How does the super guarantee charge work?

September 20, 2017

Employers who do not pay the minimum amount of super guarantee for their employee(s) by the due date may have to pay the super guarantee charge (SGC).

The charge is made up of super guarantee shortfall amounts including any choice liability calculated on your employee’s salary or wages, interest on those amounts (currently 10 per cent) and an administration fee ($20 per employee, per quarter).

Employers must report and rectify the missing payment by lodging an SGC statement by the due date and paying the SGC to the ATO. Employers may be able to use a late payment to reduce the amount of SGC, however, they must still lodge an SGC statement and pay the balance of the SGC to the ATO.
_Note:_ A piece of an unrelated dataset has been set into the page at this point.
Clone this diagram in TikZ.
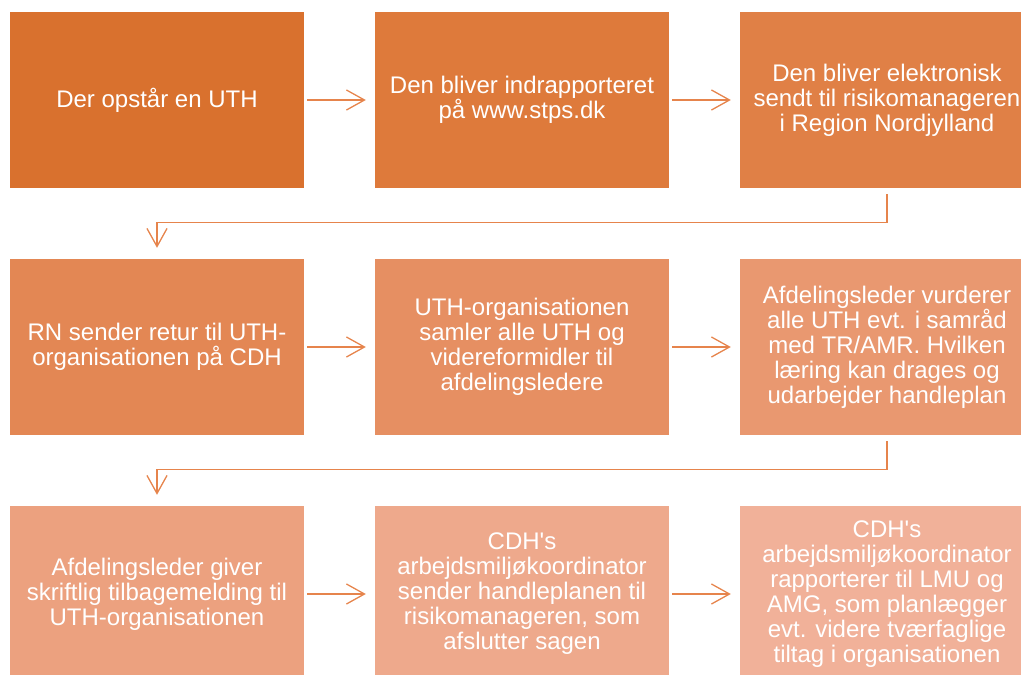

The ATO prioritises the collection of unpaid SGC debts. If an employee reports an employer for unpaid super, the ATO will investigate on their behalf.

Employers must lodge their SGC statement and pay the charge by the due date.

Quarter Period Due date
1 1 July – 30 September 28 November
2 1 October – 31 December 28 February
3 1 January – 31 March 28 May
4 1 April – 30 June 28 August

If a due date falls on a weekend or public holiday, the payment can be made the next working day.

Once the statement has been lodged and the SGC is paid, the ATO will transfer the super guarantee shortfall amount and any interest to the employee’s chosen super fund.